Request.
Return the material exactly as supplied, apart from the pictures, which are omitted.
────
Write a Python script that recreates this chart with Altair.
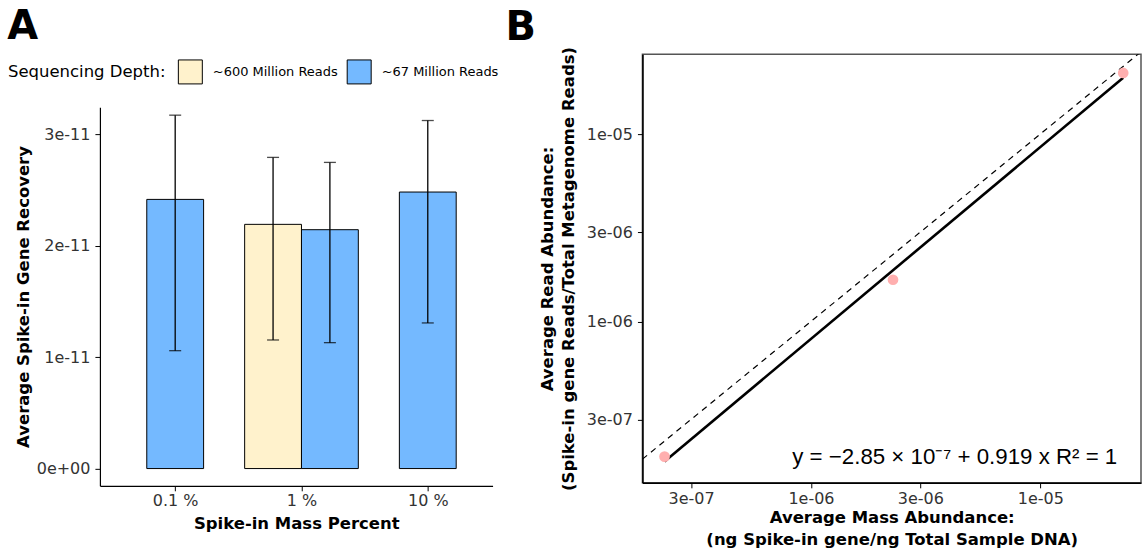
import json
import altair as alt
import numpy as np
import pandas as pd

# ---------------- Panel A data ----------------
pct_labels = ["0.1 %", "1 %", "10 %"]
bar_pct = ["0.1 %", "1 %", "1 %", "10 %"]
bar_depth = ["~67 Million Reads", "~600 Million Reads", "~67 Million Reads", "~67 Million Reads"]
bar_mean = [2.416e-11, 2.192e-11, 2.144e-11, 2.482e-11]
bar_hi = [3.172e-11, 2.793e-11, 2.748e-11, 3.124e-11]
bar_lo = [1.058e-11, 1.154e-11, 1.130e-11, 1.307e-11]
depth_order = ["~600 Million Reads", "~67 Million Reads"]
depth_colors = ["#FFF2CC", "#74B9FF"]

# ---------------- Panel B data ----------------
mass = [2.30e-7, 2.28e-6, 2.30e-5]
reads = [1.90e-7, 1.67e-6, 2.12e-5]
eq_label = "y = \u22122.85 \u00d7 10\u207b\u2077 + 0.919 x   R\u00b2 = 1"

FONT = "DejaVu Sans"

# ---- dodge (preserve single): total width 0.9 per category ----
dfa = pd.DataFrame(dict(pct=bar_pct, depth=bar_depth, mean=bar_mean, hi=bar_hi, lo=bar_lo))
dfa["idx"] = dfa["pct"].map({p: i + 1 for i, p in enumerate(pct_labels)})
dfa["dorder"] = dfa["depth"].map({d: i for i, d in enumerate(depth_order)})
dfa = dfa.sort_values(["idx", "dorder"]).reset_index(drop=True)
n_in = dfa.groupby("pct")["depth"].transform("count")
rank = dfa.groupby("pct").cumcount()
w = 0.9 / 2
dfa["center"] = dfa["idx"] + (rank - (n_in - 1) / 2) * w
dfa["x1"] = dfa["center"] - w / 2
dfa["x2"] = dfa["center"] + w / 2

label_expr_a = json.dumps(pct_labels) + "[datum.value - 1]"

# panel A view is as tall as panel B's; its y axis occupies the lower part only
A_H = 432
xscale_a = alt.Scale(domain=[0.404, 3.513], nice=False, zero=False)
yscale_a = alt.Scale(domain=[-0.155e-11, 3.244e-11], nice=False, zero=False, range=[A_H, 53])

axis_common = dict(
    grid=False, domainColor="black", domainWidth=1.2, tickColor="black", tickSize=5,
    labelColor="#333333", labelFont=FONT, labelFontSize=16, titleFont=FONT,
    titleFontSize=16.5, titleFontWeight="bold", titleColor="black",
)

base_a = alt.Chart(dfa)
bars = base_a.mark_bar(stroke="black", strokeWidth=1).encode(
    x=alt.X("x1:Q", scale=xscale_a,
            axis=alt.Axis(values=[1, 2, 3], labelExpr=label_expr_a,
                          title="Spike-in Mass Percent", titlePadding=7, **axis_common)),
    x2="x2:Q",
    y=alt.Y("mean:Q", scale=yscale_a,
            axis=alt.Axis(values=[0, 1e-11, 2e-11, 3e-11],
                          labelExpr="datum.value == 0 ? '0e+00' : format(datum.value, '.0e')",
                          title="Average Spike-in Gene Recovery", labelPadding=5, titlePadding=5,
                          **axis_common)),
    y2=alt.datum(0),
    color=alt.Color("depth:N", scale=alt.Scale(domain=depth_order, range=depth_colors),
                    legend=alt.Legend(title="Sequencing Depth:", orient="none", legendX=-92, legendY=5,
                                      direction="horizontal", titleOrient="left", symbolType="square",
                                      symbolSize=576, symbolStrokeColor="black", symbolStrokeWidth=1,
                                      symbolOpacity=1, labelFont=FONT, labelFontSize=13, labelColor="black",
                                      titleFont=FONT, titleFontSize=16.5, titleFontWeight="normal",
                                      titleColor="black", titlePadding=12, labelOffset=10,
                                      columnPadding=6)),
)
err = base_a.mark_rule(color="black", strokeWidth=1.3).encode(
    x=alt.X("center:Q", scale=xscale_a), y=alt.Y("lo:Q", scale=yscale_a), y2="hi:Q")
cap_hi = base_a.mark_tick(color="black", orient="horizontal", size=12, thickness=1.3).encode(
    x=alt.X("center:Q", scale=xscale_a), y=alt.Y("hi:Q", scale=yscale_a))
cap_lo = base_a.mark_tick(color="black", orient="horizontal", size=12, thickness=1.3).encode(
    x=alt.X("center:Q", scale=xscale_a), y=alt.Y("lo:Q", scale=yscale_a))

panel_a = alt.layer(bars, err, cap_hi, cap_lo).properties(
    width=393, height=A_H,
    title=alt.TitleParams("A", anchor="start", font=FONT, fontSize=40, fontWeight="bold",
                          color="black", offset=5, dx=-8, dy=-2),
    view=alt.ViewBackground(stroke=None),
)

# ---------------- Panel B ----------------
dfb = pd.DataFrame(dict(mass=mass, reads=reads))
slope, icpt = np.polyfit(np.log10(mass), np.log10(reads), 1)
xfit = np.array([min(mass), max(mass)])
dfit = pd.DataFrame(dict(mass=xfit, reads=10 ** (icpt + slope * np.log10(xfit))))

xdom_b = [1.842e-7, 2.75e-5]
ydom_b = [1.377e-7, 2.67e-5]
did = pd.DataFrame(dict(mass=xdom_b, reads=xdom_b))
deq = pd.DataFrame(dict(mass=[max(mass)], reads=[min(reads)], label=[eq_label]))

xscale_b = alt.Scale(type="log", domain=xdom_b, nice=False)
yscale_b = alt.Scale(type="log", domain=ydom_b, nice=False)
log_vals = [3e-7, 1e-6, 3e-6, 1e-5]
log_expr = "replace(format(datum.value, '.0e'), 'e-', 'e-0')"

axis_b = dict(axis_common)
axis_b["domainWidth"] = 1.6

xb = alt.X("mass:Q", scale=xscale_b,
           axis=alt.Axis(values=log_vals, labelExpr=log_expr,
                         title=["Average Mass Abundance:", "(ng Spike-in gene/ng Total Sample DNA)"],
                         titleLineHeight=22, labelPadding=3, titlePadding=3, **axis_b))
yb = alt.Y("reads:Q", scale=yscale_b,
           axis=alt.Axis(values=log_vals, labelExpr=log_expr,
                         title=["Average Read Abundance:", "(Spike-in gene Reads/Total Metagenome Reads)"],
                         titleLineHeight=21, labelPadding=5, titlePadding=10, **axis_b))

ident = alt.Chart(did).mark_line(color="black", strokeDash=[6, 5], strokeWidth=1.2, clip=True).encode(
    x=xb, y=yb)
fitline = alt.Chart(dfit).mark_line(color="black", strokeWidth=2.6).encode(x=xb, y=yb)
pts = alt.Chart(dfb).mark_circle(size=115, color="#FFAFAF", opacity=1).encode(x=xb, y=yb)
eq = alt.Chart(deq).mark_text(align="right", baseline="alphabetic", font="Liberation Sans",
                              fontSize=22.3, color="black", dx=-6, dy=7).encode(
    x=xb, y=yb, text="label:N")

panel_b = alt.layer(ident, fitline, pts, eq).properties(
    width=499, height=429,
    title=alt.TitleParams("B", anchor="start", font=FONT, fontSize=40, fontWeight="bold",
                          color="black", offset=-2, dx=-34),
    view=alt.ViewBackground(stroke="#555555", strokeWidth=1.5),
)

chart = alt.hconcat(panel_a, panel_b, spacing=12).properties(
    padding={"left": 7, "top": 7, "right": 0, "bottom": 0},
    background="white",
).configure_view(stroke=None)

chart.save("out.html", embed_options={"renderer": "svg", "actions": False})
────
Answer below.
Write a Python script that recreates this chart with Altair.
import json
import altair as alt
import numpy as np
import pandas as pd

# ---------------- Panel A data ----------------
pct_labels = ["0.1 %", "1 %", "10 %"]
bar_pct = ["0.1 %", "1 %", "1 %", "10 %"]
bar_depth = ["~67 Million Reads", "~600 Million Reads", "~67 Million Reads", "~67 Million Reads"]
bar_mean = [2.416e-11, 2.192e-11, 2.144e-11, 2.482e-11]
bar_hi = [3.172e-11, 2.793e-11, 2.748e-11, 3.124e-11]
bar_lo = [1.058e-11, 1.154e-11, 1.130e-11, 1.307e-11]
depth_order = ["~600 Million Reads", "~67 Million Reads"]
depth_colors = ["#FFF2CC", "#74B9FF"]

# ---------------- Panel B data ----------------
mass = [2.30e-7, 2.28e-6, 2.30e-5]
reads = [1.90e-7, 1.67e-6, 2.12e-5]
eq_label = "y = \u22122.85 \u00d7 10\u207b\u2077 + 0.919 x   R\u00b2 = 1"

FONT = "DejaVu Sans"

# ---- dodge (preserve single): total width 0.9 per category ----
dfa = pd.DataFrame(dict(pct=bar_pct, depth=bar_depth, mean=bar_mean, hi=bar_hi, lo=bar_lo))
dfa["idx"] = dfa["pct"].map({p: i + 1 for i, p in enumerate(pct_labels)})
dfa["dorder"] = dfa["depth"].map({d: i for i, d in enumerate(depth_order)})
dfa = dfa.sort_values(["idx", "dorder"]).reset_index(drop=True)
n_in = dfa.groupby("pct")["depth"].transform("count")
rank = dfa.groupby("pct").cumcount()
w = 0.9 / 2
dfa["center"] = dfa["idx"] + (rank - (n_in - 1) / 2) * w
dfa["x1"] = dfa["center"] - w / 2
dfa["x2"] = dfa["center"] + w / 2

label_expr_a = json.dumps(pct_labels) + "[datum.value - 1]"

# panel A view is as tall as panel B's; its y axis occupies the lower part only
A_H = 432
xscale_a = alt.Scale(domain=[0.404, 3.513], nice=False, zero=False)
yscale_a = alt.Scale(domain=[-0.155e-11, 3.244e-11], nice=False, zero=False, range=[A_H, 53])

axis_common = dict(
    grid=False, domainColor="black", domainWidth=1.2, tickColor="black", tickSize=5,
    labelColor="#333333", labelFont=FONT, labelFontSize=16, titleFont=FONT,
    titleFontSize=16.5, titleFontWeight="bold", titleColor="black",
)

base_a = alt.Chart(dfa)
bars = base_a.mark_bar(stroke="black", strokeWidth=1).encode(
    x=alt.X("x1:Q", scale=xscale_a,
            axis=alt.Axis(values=[1, 2, 3], labelExpr=label_expr_a,
                          title="Spike-in Mass Percent", titlePadding=7, **axis_common)),
    x2="x2:Q",
    y=alt.Y("mean:Q", scale=yscale_a,
            axis=alt.Axis(values=[0, 1e-11, 2e-11, 3e-11],
                          labelExpr="datum.value == 0 ? '0e+00' : format(datum.value, '.0e')",
                          title="Average Spike-in Gene Recovery", labelPadding=5, titlePadding=5,
                          **axis_common)),
    y2=alt.datum(0),
    color=alt.Color("depth:N", scale=alt.Scale(domain=depth_order, range=depth_colors),
                    legend=alt.Legend(title="Sequencing Depth:", orient="none", legendX=-92, legendY=5,
                                      direction="horizontal", titleOrient="left", symbolType="square",
                                      symbolSize=576, symbolStrokeColor="black", symbolStrokeWidth=1,
                                      symbolOpacity=1, labelFont=FONT, labelFontSize=13, labelColor="black",
                                      titleFont=FONT, titleFontSize=16.5, titleFontWeight="normal",
                                      titleColor="black", titlePadding=12, labelOffset=10,
                                      columnPadding=6)),
)
err = base_a.mark_rule(color="black", strokeWidth=1.3).encode(
    x=alt.X("center:Q", scale=xscale_a), y=alt.Y("lo:Q", scale=yscale_a), y2="hi:Q")
cap_hi = base_a.mark_tick(color="black", orient="horizontal", size=12, thickness=1.3).encode(
    x=alt.X("center:Q", scale=xscale_a), y=alt.Y("hi:Q", scale=yscale_a))
cap_lo = base_a.mark_tick(color="black", orient="horizontal", size=12, thickness=1.3).encode(
    x=alt.X("center:Q", scale=xscale_a), y=alt.Y("lo:Q", scale=yscale_a))

panel_a = alt.layer(bars, err, cap_hi, cap_lo).properties(
    width=393, height=A_H,
    title=alt.TitleParams("A", anchor="start", font=FONT, fontSize=40, fontWeight="bold",
                          color="black", offset=5, dx=-8, dy=-2),
    view=alt.ViewBackground(stroke=None),
)

# ---------------- Panel B ----------------
dfb = pd.DataFrame(dict(mass=mass, reads=reads))
slope, icpt = np.polyfit(np.log10(mass), np.log10(reads), 1)
xfit = np.array([min(mass), max(mass)])
dfit = pd.DataFrame(dict(mass=xfit, reads=10 ** (icpt + slope * np.log10(xfit))))

xdom_b = [1.842e-7, 2.75e-5]
ydom_b = [1.377e-7, 2.67e-5]
did = pd.DataFrame(dict(mass=xdom_b, reads=xdom_b))
deq = pd.DataFrame(dict(mass=[max(mass)], reads=[min(reads)], label=[eq_label]))

xscale_b = alt.Scale(type="log", domain=xdom_b, nice=False)
yscale_b = alt.Scale(type="log", domain=ydom_b, nice=False)
log_vals = [3e-7, 1e-6, 3e-6, 1e-5]
log_expr = "replace(format(datum.value, '.0e'), 'e-', 'e-0')"

axis_b = dict(axis_common)
axis_b["domainWidth"] = 1.6

xb = alt.X("mass:Q", scale=xscale_b,
           axis=alt.Axis(values=log_vals, labelExpr=log_expr,
                         title=["Average Mass Abundance:", "(ng Spike-in gene/ng Total Sample DNA)"],
                         titleLineHeight=22, labelPadding=3, titlePadding=3, **axis_b))
yb = alt.Y("reads:Q", scale=yscale_b,
           axis=alt.Axis(values=log_vals, labelExpr=log_expr,
                         title=["Average Read Abundance:", "(Spike-in gene Reads/Total Metagenome Reads)"],
                         titleLineHeight=21, labelPadding=5, titlePadding=10, **axis_b))

ident = alt.Chart(did).mark_line(color="black", strokeDash=[6, 5], strokeWidth=1.2, clip=True).encode(
    x=xb, y=yb)
fitline = alt.Chart(dfit).mark_line(color="black", strokeWidth=2.6).encode(x=xb, y=yb)
pts = alt.Chart(dfb).mark_circle(size=115, color="#FFAFAF", opacity=1).encode(x=xb, y=yb)
eq = alt.Chart(deq).mark_text(align="right", baseline="alphabetic", font="Liberation Sans",
                              fontSize=22.3, color="black", dx=-6, dy=7).encode(
    x=xb, y=yb, text="label:N")

panel_b = alt.layer(ident, fitline, pts, eq).properties(
    width=499, height=429,
    title=alt.TitleParams("B", anchor="start", font=FONT, fontSize=40, fontWeight="bold",
                          color="black", offset=-2, dx=-34),
    view=alt.ViewBackground(stroke="#555555", strokeWidth=1.5),
)

chart = alt.hconcat(panel_a, panel_b, spacing=12).properties(
    padding={"left": 7, "top": 7, "right": 0, "bottom": 0},
    background="white",
).configure_view(stroke=None)

chart.save("out.html", embed_options={"renderer": "svg", "actions": False})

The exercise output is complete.